‘Cars make horrible gun safes’: Firearms stolen from vehicles about triples from 2019 to 2020

Majority of stolen firearms reported taken from vehicles

MADISON, Wis. – Data shows car thefts have risen each year in Madison since 2017, with certain items being stolen out of cars becoming a bigger concern as well.

According to data from the Madison Police Department, between 2016 and 2019 there were between 24 and 43 firearms reported stolen from vehicles yearly. In 2019, the number was 31, before nearly tripling to 90 in 2020.

So far in 2021 between the months of January and August, more guns have been reported stolen from vehicles than in all of 2019 at 38, with 15 reports coming in August alone. According to MPD, that data may still change as they finish typing up reports.

“I think it’s very, very dangerous,” Madison Police Chief Shon Barnes said, calling firearm thefts from cars a crime of opportunity. “I think people just get lucky during break-ins, and then look for weapons places weapons may be, whether it’s a dresser drawer or a glove compartment or underneath a seat, and they just get lucky.”

The year 2020 represents an anomaly in many ways, also impacting statistics. Barnes noted that for property crime to occur, there needs to be a suitable target, a motivated offender and a lack of guardianship.

“2020 presented an opportunity for all three elements to be present as the quarantine created suitable targets as people left valuables in their vehicles because they were home and they thought they could easily observe their property,” Barnes said.  “Offenders were motivated by the lack of people who would normally be moving out and about and could easily identify suspicious behavior.  I expect these trends to decline as we return to normalcy in our community.”

In Madison, data shows the majority of reported firearms stolen – about 78% since 2016 – were stolen from vehicles.

Dane County District Attorney Ismael Ozanne says based on referrals in the county, a large number of entries and stolen items out of vehicles were committed by juveniles.

“That is a very serious concern,” Ozanne said. “That also means that these guns, firearms are now being put in the hands of juveniles, and that’s really a recipe for disaster.”

News 3 Now read through all available reports of firearms stolen from autos so far this year. Most reported missing had been left under a car seat, in the glove box or the center console of the car.

“Cars make horrible guns safes,” Barnes said.

One victim reports he locks his car “99 out of 100 times” but must have forgotten.

Rarely were guns returned and even more rarely were the culprits found. In one report, the gun stolen was recovered in Chicago in the commission of a crime.

“Once the gun is out there, the people that steal it are not the people you want to have your gun,” said Brett Fankhauser, a longtime manager at Deerfield Pistol and Archery Center.

He’s gotten phone calls from customers who had their guns stolen looking for serial numbers. He recommends keeping track of serial numbers and doing all you can to keep your firearm secure from potential thieves in the first place.

“They want quick, that’s what they’re looking for, something quick,” Fankhauser said. “Keep your guns secure.

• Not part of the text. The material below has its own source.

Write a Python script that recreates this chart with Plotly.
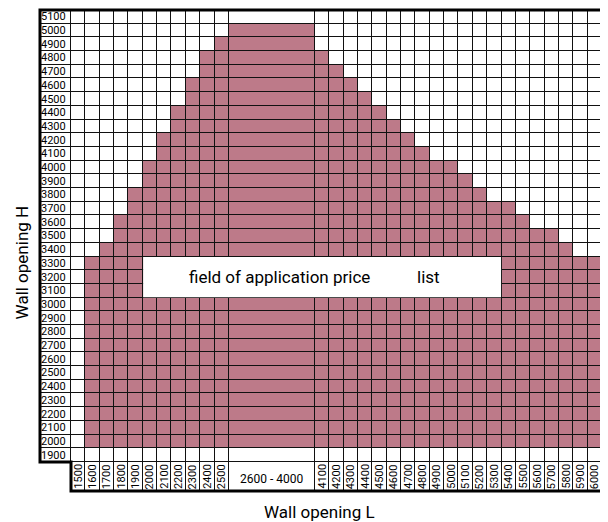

Don’t leave your gun in the car. The car is not secure.”

Tethered lock boxes can keep guns more safe in a car, but at the end of the day, Fankhauser said a gun is safer on your person or secured at home.

“Be responsible with it,” Fankhauser said. “When it gets stolen and it goes in the hands of people that aren’t that and they use them to hurt somebody, and if you ever find out that it’s your gun that did it that’s going to be a weight on your mind.”